Surfing films have been a popular niche documentary genre since the days of director Bruce Brown’s 1960s road trip surfer classic The Endless Summer whetted filmgoers appetites and stimulated their imaginations with the glistening bodies, shimmering seas, and sandy beaches of the then burgeoning surfer culture. Something all of these films have had in common is that, just as the sport of surfing itself has evolved over the years to become more death defying, more thrill seeking, so has the filmmaking to capture it. They have been slowly pushing closer to the edge of what’s possible – larger waves, farther out from civilization, cameras right in the tunnel with surfers.
With Storm Surfers 3D, not only do we get the cutting edge of 3D technology, but we also get two subjects in best friends and Aussie surfing legends Ross Clarke-Jones and two-time World Champion Tom Carroll. The pair have been at the extreme of their sport for decades. Both of them rapidly closing in on fifty at the time of this documentary (Caroll turning fifty and and Clarke-Jones forty-five), they haven’t slowed down much from pushing the sport to its most dangerous limits.

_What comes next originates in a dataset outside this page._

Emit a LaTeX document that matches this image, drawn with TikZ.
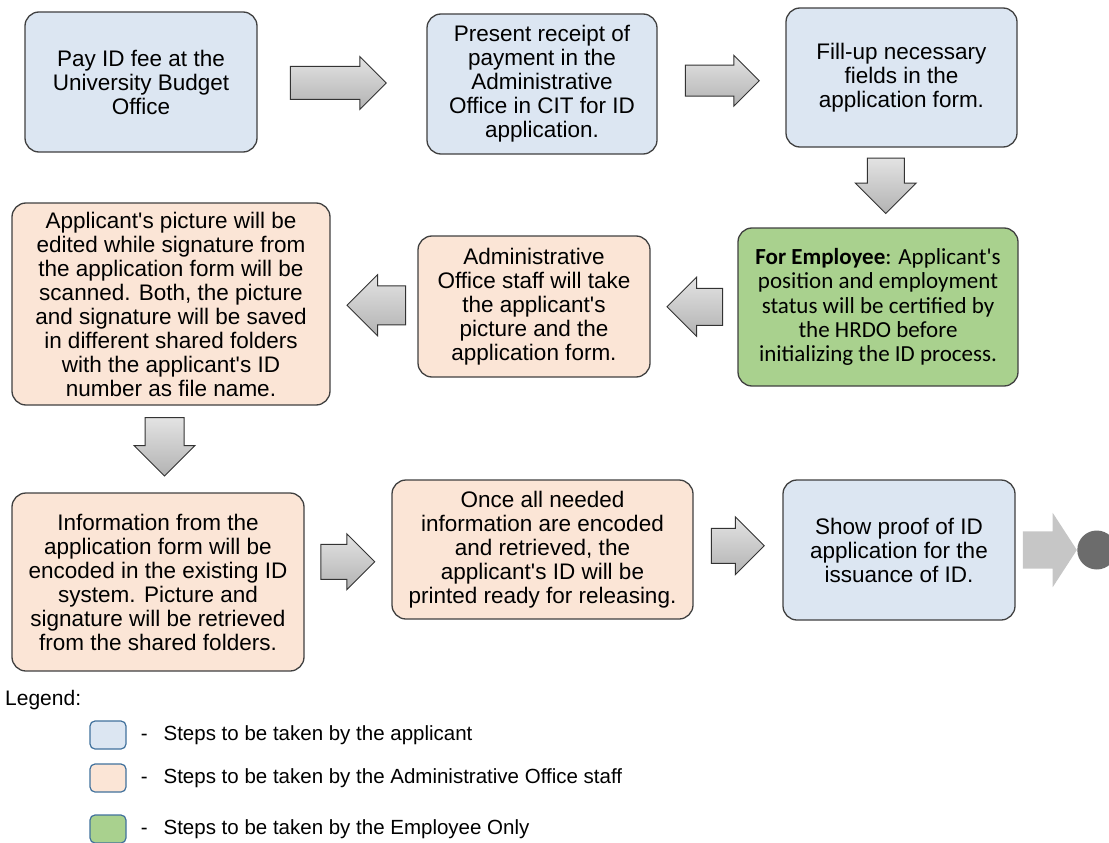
\documentclass[tikz,border=0pt]{standalone}
\usepackage{fontspec}
\setmainfont{Liberation Sans}[Ligatures=TeXOff]
\newfontfamily\hrdofont{Carlito}
\usetikzlibrary{shapes.arrows,positioning,calc}

\definecolor{appblue}{RGB}{220,230,242}
\definecolor{staffpeach}{RGB}{251,229,214}
\definecolor{empgreen}{RGB}{169,209,142}
\definecolor{keyblue}{RGB}{65,113,156}
\definecolor{dotgray}{RGB}{108,108,108}

\tikzset{
  dims/.style 2 args={minimum width=#1pt, minimum height=#2pt},
  box/.style={draw=black!75, line width=1.3pt, rounded corners=14pt, align=center, inner sep=0pt,
    font=\fontsize{22.5}{24}\selectfont},
  applicant/.style={box, fill=appblue},
  staff/.style={box, fill=staffpeach},
  employee/.style={box, fill=empgreen, font=\hrdofont\fontsize{23}{24.4}\selectfont},
  flow/.style 2 args={single arrow, draw=black!80, line width=1pt, top color=gray!22, bottom color=gray!60,
    inner sep=#2, single arrow head extend=11pt, minimum height=#1},
  endflow/.style={single arrow, fill=gray!45, inner sep=18.5pt, single arrow head extend=18.5pt,
    single arrow tip angle=114, minimum height=54pt},
  stopdot/.style={circle, fill=dotgray, inner sep=0pt, minimum size=39pt},
  key/.style={draw=keyblue, line width=1.2pt, rounded corners=5pt, dims={36}{28}, inner sep=0pt},
  keytext/.style={inner sep=0pt, font=\fontsize{20.5}{22}\selectfont}
}

\begin{document}
\begin{tikzpicture}[x=1pt,y=-1pt]
            \useasboundingbox (0,0) rectangle (1109,843);
            \node[applicant,dims={232}{140}] (pay) at (141,82) {Pay ID fee at the\\University Budget\\Office};
            \node[applicant,dims={230}{140}] (receipt) at (542,84) {Present receipt of\\payment in the\\Administrative\\Office in CIT for ID\\application.};
            \node[applicant,dims={231}{139}] (form) at (901.5,77.5) {Fill-up necessary\\fields in the\\application form.};
            \node[employee,dims={280}{158}] (hrdo) at (878,307) {\textbf{For Employee}: Applicant's\\position and employment\\status will be certified by\\the HRDO before\\initializing the ID process.};
            \node[staff,dims={232}{141}] (photo) at (534,306.5) {Administrative\\Office staff will take\\the applicant's\\picture and the\\application form.};
            \node[staff,dims={318}{202}] (scan) at (171,304) {Applicant's picture will be\\edited while signature from\\the application form will be\\scanned. Both, the picture\\and signature will be saved\\in different shared folders\\with the applicant's ID\\number as file name.};
            \node[staff,dims={292}{178}] (encode) at (158,582) {Information from the\\application form will be\\encoded in the existing ID\\system. Picture and\\signature will be retrieved\\from the shared folders.};
            \node[staff,dims={301}{139}] (print) at (542.5,549.5) {Once all needed\\information are encoded\\and retrieved, the\\applicant's ID will be\\printed ready for releasing.};
            \node[applicant,dims={232}{140}] (proof) at (899,550) {Show proof of ID\\application for the\\issuance of ID.};

            \node[flow={96pt}{16pt},single arrow head extend=10pt,xshift=-12pt] (a_1) at ($(pay.east)!.5!(receipt.west)$) {};
            \node[flow={74pt}{15pt},single arrow head extend=10pt,xshift=-7pt] (a_2) at ($(receipt.east)!.5!(form.west)$) {};
            \node[flow={50pt}{18pt},single arrow head extend=12pt,shape border rotate=270,xshift=-4pt,yshift=11pt] (a_3) at ($(form.south)!.5!(hrdo.north)$) {};
            \node[flow={54pt}{18pt},shape border rotate=180,xshift=10pt] (a_4) at ($(hrdo.west)!.5!(photo.east)$) {};
            \node[flow={58pt}{19pt},shape border rotate=180,xshift=12pt] (a_5) at ($(photo.west)!.5!(scan.east)$) {};
            \node[flow={56pt}{19pt},shape border rotate=270,yshift=12pt] (a_6) at ($(scan.south)!.5!(encode.north)$) {};
            \node[flow={54pt}{17pt},single arrow head extend=10.5pt,xshift=-9pt,yshift=4pt] (a_7) at ($(encode.east)!.5!(print.west)$) {};
            \node[flow={53pt}{17pt},single arrow head extend=11.5pt,xshift=-9pt,yshift=4pt] (a_8) at ($(print.east)!.5!(proof.west)$) {};
            \node[endflow] (a_9) [right=7pt of proof] {};
            \node[stopdot] (stop) [right=0pt of a_9.tip] {};

            \node[keytext,anchor=west,font=\fontsize{21}{22}\selectfont] (legend) at (5,700) {Legend:};
            \node[key,fill=appblue] (k_1) at (108,735) {};
            \node[key,fill=staffpeach] (k_2) at (108,778) {};
            \node[key,fill=empgreen] (k_3) at (108,829) {};
            \node[keytext] (t_1) [right=14pt of k_1] {-\hspace{16pt}Steps to be taken by the applicant};
            \node[keytext] (t_2) [right=14pt of k_2] {-\hspace{16pt}Steps to be taken by the Administrative Office staff};
            \node[keytext] (t_3) [right=14pt of k_3] {-\hspace{16pt}Steps to be taken by the Employee Only};
        \end{tikzpicture}
\end{document}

The documentary, similar to The Endless Summer, follows these two friends, the outgoing and still nearly stark-raving mad daredevil Ross Clarke-Jones and the somewhat more subdued family man with three young daughters, Ross Carroll, as they travel throughout the Southern Hemisphere’s winter surfing season looking for the big waves, often in the middle of nowhere, that have made them surfing legends among the younger generation. This big wave or “tow-surfing”, as it is called, is a spectacular feat to witness, requiring the coordination of the team’s personal meteorologist, (and often the inclusion of helicopters and fishing boats) and jet skis to tow them onto the waves.